-- START OF Records for the exercise --

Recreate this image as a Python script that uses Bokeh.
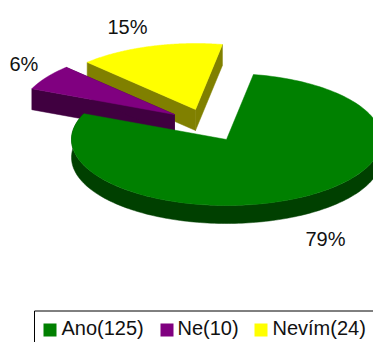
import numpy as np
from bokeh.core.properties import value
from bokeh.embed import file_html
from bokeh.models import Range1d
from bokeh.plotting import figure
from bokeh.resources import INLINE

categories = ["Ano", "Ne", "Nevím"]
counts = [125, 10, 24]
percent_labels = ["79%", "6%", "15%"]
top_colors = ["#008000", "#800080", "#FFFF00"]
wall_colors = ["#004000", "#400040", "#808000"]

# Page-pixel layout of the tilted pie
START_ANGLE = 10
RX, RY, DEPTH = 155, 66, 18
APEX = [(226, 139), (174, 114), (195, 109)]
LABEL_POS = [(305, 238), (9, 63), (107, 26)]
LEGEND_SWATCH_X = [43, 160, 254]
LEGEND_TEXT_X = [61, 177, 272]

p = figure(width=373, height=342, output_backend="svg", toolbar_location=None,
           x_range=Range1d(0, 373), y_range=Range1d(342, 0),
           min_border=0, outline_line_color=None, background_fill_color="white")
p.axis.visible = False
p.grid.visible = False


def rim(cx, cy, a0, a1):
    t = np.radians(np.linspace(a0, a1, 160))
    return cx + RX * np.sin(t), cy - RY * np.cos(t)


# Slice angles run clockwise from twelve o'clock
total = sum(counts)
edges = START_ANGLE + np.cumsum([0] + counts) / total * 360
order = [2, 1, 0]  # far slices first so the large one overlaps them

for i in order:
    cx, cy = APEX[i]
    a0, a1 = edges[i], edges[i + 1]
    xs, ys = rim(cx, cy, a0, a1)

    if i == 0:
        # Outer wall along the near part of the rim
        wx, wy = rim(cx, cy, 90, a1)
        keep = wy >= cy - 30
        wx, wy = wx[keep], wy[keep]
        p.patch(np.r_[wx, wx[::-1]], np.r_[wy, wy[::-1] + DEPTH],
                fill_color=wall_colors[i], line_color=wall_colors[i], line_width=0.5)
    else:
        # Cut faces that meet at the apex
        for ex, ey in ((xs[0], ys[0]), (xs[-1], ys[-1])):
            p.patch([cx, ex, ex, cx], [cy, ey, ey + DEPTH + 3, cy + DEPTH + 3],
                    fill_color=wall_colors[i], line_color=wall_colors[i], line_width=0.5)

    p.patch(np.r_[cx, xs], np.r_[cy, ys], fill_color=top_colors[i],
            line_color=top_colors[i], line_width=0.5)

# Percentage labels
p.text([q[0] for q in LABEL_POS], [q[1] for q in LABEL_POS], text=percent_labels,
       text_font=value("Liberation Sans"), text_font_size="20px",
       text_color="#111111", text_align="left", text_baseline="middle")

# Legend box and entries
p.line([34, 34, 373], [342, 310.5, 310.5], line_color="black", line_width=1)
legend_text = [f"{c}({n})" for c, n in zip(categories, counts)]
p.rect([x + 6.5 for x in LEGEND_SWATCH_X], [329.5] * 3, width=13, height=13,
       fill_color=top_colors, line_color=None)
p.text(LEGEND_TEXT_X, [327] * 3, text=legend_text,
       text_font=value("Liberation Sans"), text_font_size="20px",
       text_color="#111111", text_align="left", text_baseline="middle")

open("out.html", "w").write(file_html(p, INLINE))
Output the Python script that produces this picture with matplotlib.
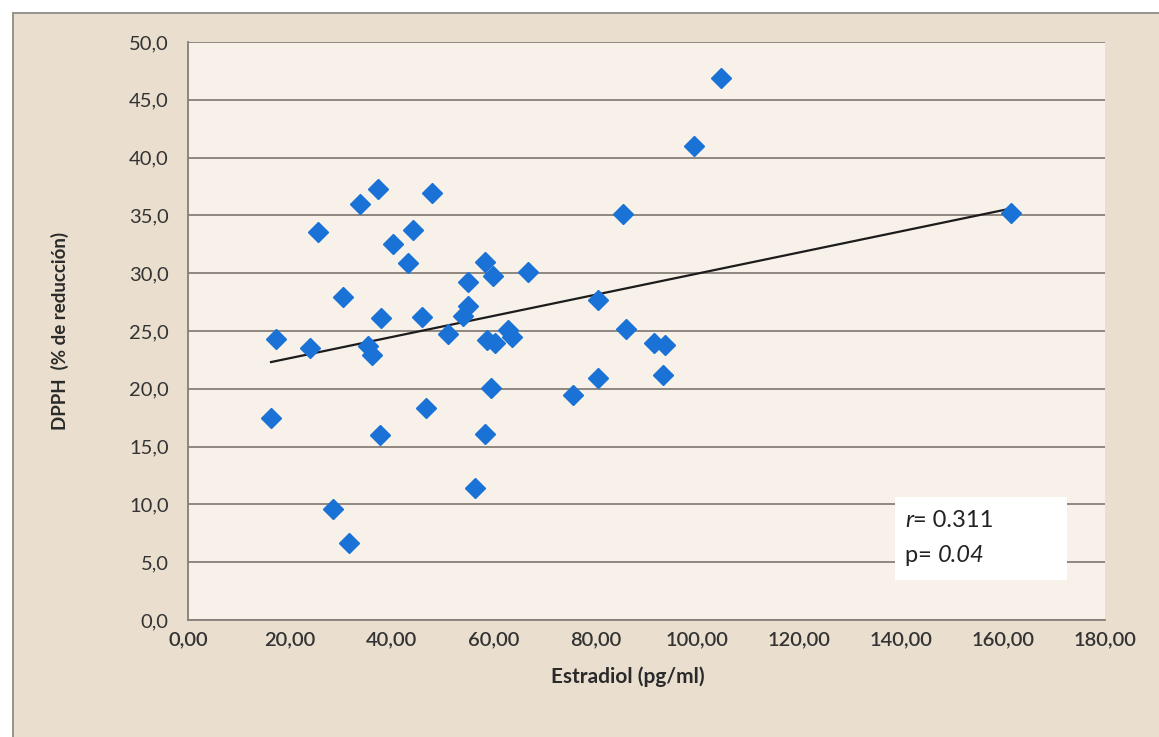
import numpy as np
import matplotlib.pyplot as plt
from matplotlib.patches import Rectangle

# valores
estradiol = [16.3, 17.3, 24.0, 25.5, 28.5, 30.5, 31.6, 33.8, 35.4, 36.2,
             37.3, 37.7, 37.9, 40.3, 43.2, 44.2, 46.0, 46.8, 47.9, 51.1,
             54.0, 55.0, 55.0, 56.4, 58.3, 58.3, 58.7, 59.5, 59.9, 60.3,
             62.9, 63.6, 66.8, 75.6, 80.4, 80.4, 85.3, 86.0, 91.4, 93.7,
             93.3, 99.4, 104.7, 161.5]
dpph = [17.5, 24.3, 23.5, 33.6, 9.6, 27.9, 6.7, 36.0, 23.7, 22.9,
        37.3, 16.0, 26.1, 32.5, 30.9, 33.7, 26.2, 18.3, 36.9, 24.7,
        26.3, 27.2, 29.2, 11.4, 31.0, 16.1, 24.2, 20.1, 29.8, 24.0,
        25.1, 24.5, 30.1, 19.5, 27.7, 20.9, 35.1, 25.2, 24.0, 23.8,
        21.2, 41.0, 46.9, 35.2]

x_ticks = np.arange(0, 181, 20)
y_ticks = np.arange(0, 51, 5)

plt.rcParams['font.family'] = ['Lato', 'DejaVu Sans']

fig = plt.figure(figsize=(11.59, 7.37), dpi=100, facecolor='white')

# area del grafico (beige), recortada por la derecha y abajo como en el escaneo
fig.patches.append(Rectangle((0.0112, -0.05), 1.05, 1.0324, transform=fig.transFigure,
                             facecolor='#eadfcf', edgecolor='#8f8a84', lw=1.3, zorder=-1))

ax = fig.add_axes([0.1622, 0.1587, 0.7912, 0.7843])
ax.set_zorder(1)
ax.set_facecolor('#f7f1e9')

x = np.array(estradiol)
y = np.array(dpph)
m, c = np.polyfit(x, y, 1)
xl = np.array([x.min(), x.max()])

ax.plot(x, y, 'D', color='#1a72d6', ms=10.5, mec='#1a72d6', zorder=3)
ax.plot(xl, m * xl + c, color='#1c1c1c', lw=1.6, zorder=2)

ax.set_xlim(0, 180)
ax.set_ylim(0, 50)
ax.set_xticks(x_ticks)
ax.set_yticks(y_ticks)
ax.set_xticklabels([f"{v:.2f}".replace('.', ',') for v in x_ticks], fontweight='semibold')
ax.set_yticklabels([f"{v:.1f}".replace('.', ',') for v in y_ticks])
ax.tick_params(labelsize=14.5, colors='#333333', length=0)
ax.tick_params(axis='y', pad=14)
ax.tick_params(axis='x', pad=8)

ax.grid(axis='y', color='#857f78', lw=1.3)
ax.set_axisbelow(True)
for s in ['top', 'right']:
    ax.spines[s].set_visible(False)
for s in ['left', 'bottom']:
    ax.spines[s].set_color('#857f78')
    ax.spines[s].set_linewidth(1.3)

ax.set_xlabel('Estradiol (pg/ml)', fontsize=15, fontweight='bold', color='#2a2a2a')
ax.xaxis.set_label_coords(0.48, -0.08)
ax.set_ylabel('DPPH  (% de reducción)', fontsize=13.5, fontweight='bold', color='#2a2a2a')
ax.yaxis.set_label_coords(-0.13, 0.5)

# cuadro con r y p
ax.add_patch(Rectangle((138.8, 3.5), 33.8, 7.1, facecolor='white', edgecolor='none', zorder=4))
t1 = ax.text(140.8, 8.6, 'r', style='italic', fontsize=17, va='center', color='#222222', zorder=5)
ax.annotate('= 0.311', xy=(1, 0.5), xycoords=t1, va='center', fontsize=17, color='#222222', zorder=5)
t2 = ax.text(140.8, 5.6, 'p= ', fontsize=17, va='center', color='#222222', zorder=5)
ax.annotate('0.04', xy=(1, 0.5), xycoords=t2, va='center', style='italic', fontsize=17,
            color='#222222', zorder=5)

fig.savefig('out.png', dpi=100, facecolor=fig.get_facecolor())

-- END OF Records for the exercise --

• [Required task]: Output all of the entries verbatim, leaving out any images.

• [Result for this exercise]:
Recreate this image as a Python script that uses Bokeh.
import numpy as np
from bokeh.core.properties import value
from bokeh.embed import file_html
from bokeh.models import Range1d
from bokeh.plotting import figure
from bokeh.resources import INLINE

categories = ["Ano", "Ne", "Nevím"]
counts = [125, 10, 24]
percent_labels = ["79%", "6%", "15%"]
top_colors = ["#008000", "#800080", "#FFFF00"]
wall_colors = ["#004000", "#400040", "#808000"]

# Page-pixel layout of the tilted pie
START_ANGLE = 10
RX, RY, DEPTH = 155, 66, 18
APEX = [(226, 139), (174, 114), (195, 109)]
LABEL_POS = [(305, 238), (9, 63), (107, 26)]
LEGEND_SWATCH_X = [43, 160, 254]
LEGEND_TEXT_X = [61, 177, 272]

p = figure(width=373, height=342, output_backend="svg", toolbar_location=None,
           x_range=Range1d(0, 373), y_range=Range1d(342, 0),
           min_border=0, outline_line_color=None, background_fill_color="white")
p.axis.visible = False
p.grid.visible = False


def rim(cx, cy, a0, a1):
    t = np.radians(np.linspace(a0, a1, 160))
    return cx + RX * np.sin(t), cy - RY * np.cos(t)


# Slice angles run clockwise from twelve o'clock
total = sum(counts)
edges = START_ANGLE + np.cumsum([0] + counts) / total * 360
order = [2, 1, 0]  # far slices first so the large one overlaps them

for i in order:
    cx, cy = APEX[i]
    a0, a1 = edges[i], edges[i + 1]
    xs, ys = rim(cx, cy, a0, a1)

    if i == 0:
        # Outer wall along the near part of the rim
        wx, wy = rim(cx, cy, 90, a1)
        keep = wy >= cy - 30
        wx, wy = wx[keep], wy[keep]
        p.patch(np.r_[wx, wx[::-1]], np.r_[wy, wy[::-1] + DEPTH],
                fill_color=wall_colors[i], line_color=wall_colors[i], line_width=0.5)
    else:
        # Cut faces that meet at the apex
        for ex, ey in ((xs[0], ys[0]), (xs[-1], ys[-1])):
            p.patch([cx, ex, ex, cx], [cy, ey, ey + DEPTH + 3, cy + DEPTH + 3],
                    fill_color=wall_colors[i], line_color=wall_colors[i], line_width=0.5)

    p.patch(np.r_[cx, xs], np.r_[cy, ys], fill_color=top_colors[i],
            line_color=top_colors[i], line_width=0.5)

# Percentage labels
p.text([q[0] for q in LABEL_POS], [q[1] for q in LABEL_POS], text=percent_labels,
       text_font=value("Liberation Sans"), text_font_size="20px",
       text_color="#111111", text_align="left", text_baseline="middle")

# Legend box and entries
p.line([34, 34, 373], [342, 310.5, 310.5], line_color="black", line_width=1)
legend_text = [f"{c}({n})" for c, n in zip(categories, counts)]
p.rect([x + 6.5 for x in LEGEND_SWATCH_X], [329.5] * 3, width=13, height=13,
       fill_color=top_colors, line_color=None)
p.text(LEGEND_TEXT_X, [327] * 3, text=legend_text,
       text_font=value("Liberation Sans"), text_font_size="20px",
       text_color="#111111", text_align="left", text_baseline="middle")

open("out.html", "w").write(file_html(p, INLINE))
Output the Python script that produces this picture with matplotlib.
import numpy as np
import matplotlib.pyplot as plt
from matplotlib.patches import Rectangle

# valores
estradiol = [16.3, 17.3, 24.0, 25.5, 28.5, 30.5, 31.6, 33.8, 35.4, 36.2,
             37.3, 37.7, 37.9, 40.3, 43.2, 44.2, 46.0, 46.8, 47.9, 51.1,
             54.0, 55.0, 55.0, 56.4, 58.3, 58.3, 58.7, 59.5, 59.9, 60.3,
             62.9, 63.6, 66.8, 75.6, 80.4, 80.4, 85.3, 86.0, 91.4, 93.7,
             93.3, 99.4, 104.7, 161.5]
dpph = [17.5, 24.3, 23.5, 33.6, 9.6, 27.9, 6.7, 36.0, 23.7, 22.9,
        37.3, 16.0, 26.1, 32.5, 30.9, 33.7, 26.2, 18.3, 36.9, 24.7,
        26.3, 27.2, 29.2, 11.4, 31.0, 16.1, 24.2, 20.1, 29.8, 24.0,
        25.1, 24.5, 30.1, 19.5, 27.7, 20.9, 35.1, 25.2, 24.0, 23.8,
        21.2, 41.0, 46.9, 35.2]

x_ticks = np.arange(0, 181, 20)
y_ticks = np.arange(0, 51, 5)

plt.rcParams['font.family'] = ['Lato', 'DejaVu Sans']

fig = plt.figure(figsize=(11.59, 7.37), dpi=100, facecolor='white')

# area del grafico (beige), recortada por la derecha y abajo como en el escaneo
fig.patches.append(Rectangle((0.0112, -0.05), 1.05, 1.0324, transform=fig.transFigure,
                             facecolor='#eadfcf', edgecolor='#8f8a84', lw=1.3, zorder=-1))

ax = fig.add_axes([0.1622, 0.1587, 0.7912, 0.7843])
ax.set_zorder(1)
ax.set_facecolor('#f7f1e9')

x = np.array(estradiol)
y = np.array(dpph)
m, c = np.polyfit(x, y, 1)
xl = np.array([x.min(), x.max()])

ax.plot(x, y, 'D', color='#1a72d6', ms=10.5, mec='#1a72d6', zorder=3)
ax.plot(xl, m * xl + c, color='#1c1c1c', lw=1.6, zorder=2)

ax.set_xlim(0, 180)
ax.set_ylim(0, 50)
ax.set_xticks(x_ticks)
ax.set_yticks(y_ticks)
ax.set_xticklabels([f"{v:.2f}".replace('.', ',') for v in x_ticks], fontweight='semibold')
ax.set_yticklabels([f"{v:.1f}".replace('.', ',') for v in y_ticks])
ax.tick_params(labelsize=14.5, colors='#333333', length=0)
ax.tick_params(axis='y', pad=14)
ax.tick_params(axis='x', pad=8)

ax.grid(axis='y', color='#857f78', lw=1.3)
ax.set_axisbelow(True)
for s in ['top', 'right']:
    ax.spines[s].set_visible(False)
for s in ['left', 'bottom']:
    ax.spines[s].set_color('#857f78')
    ax.spines[s].set_linewidth(1.3)

ax.set_xlabel('Estradiol (pg/ml)', fontsize=15, fontweight='bold', color='#2a2a2a')
ax.xaxis.set_label_coords(0.48, -0.08)
ax.set_ylabel('DPPH  (% de reducción)', fontsize=13.5, fontweight='bold', color='#2a2a2a')
ax.yaxis.set_label_coords(-0.13, 0.5)

# cuadro con r y p
ax.add_patch(Rectangle((138.8, 3.5), 33.8, 7.1, facecolor='white', edgecolor='none', zorder=4))
t1 = ax.text(140.8, 8.6, 'r', style='italic', fontsize=17, va='center', color='#222222', zorder=5)
ax.annotate('= 0.311', xy=(1, 0.5), xycoords=t1, va='center', fontsize=17, color='#222222', zorder=5)
t2 = ax.text(140.8, 5.6, 'p= ', fontsize=17, va='center', color='#222222', zorder=5)
ax.annotate('0.04', xy=(1, 0.5), xycoords=t2, va='center', style='italic', fontsize=17,
            color='#222222', zorder=5)

fig.savefig('out.png', dpi=100, facecolor=fig.get_facecolor())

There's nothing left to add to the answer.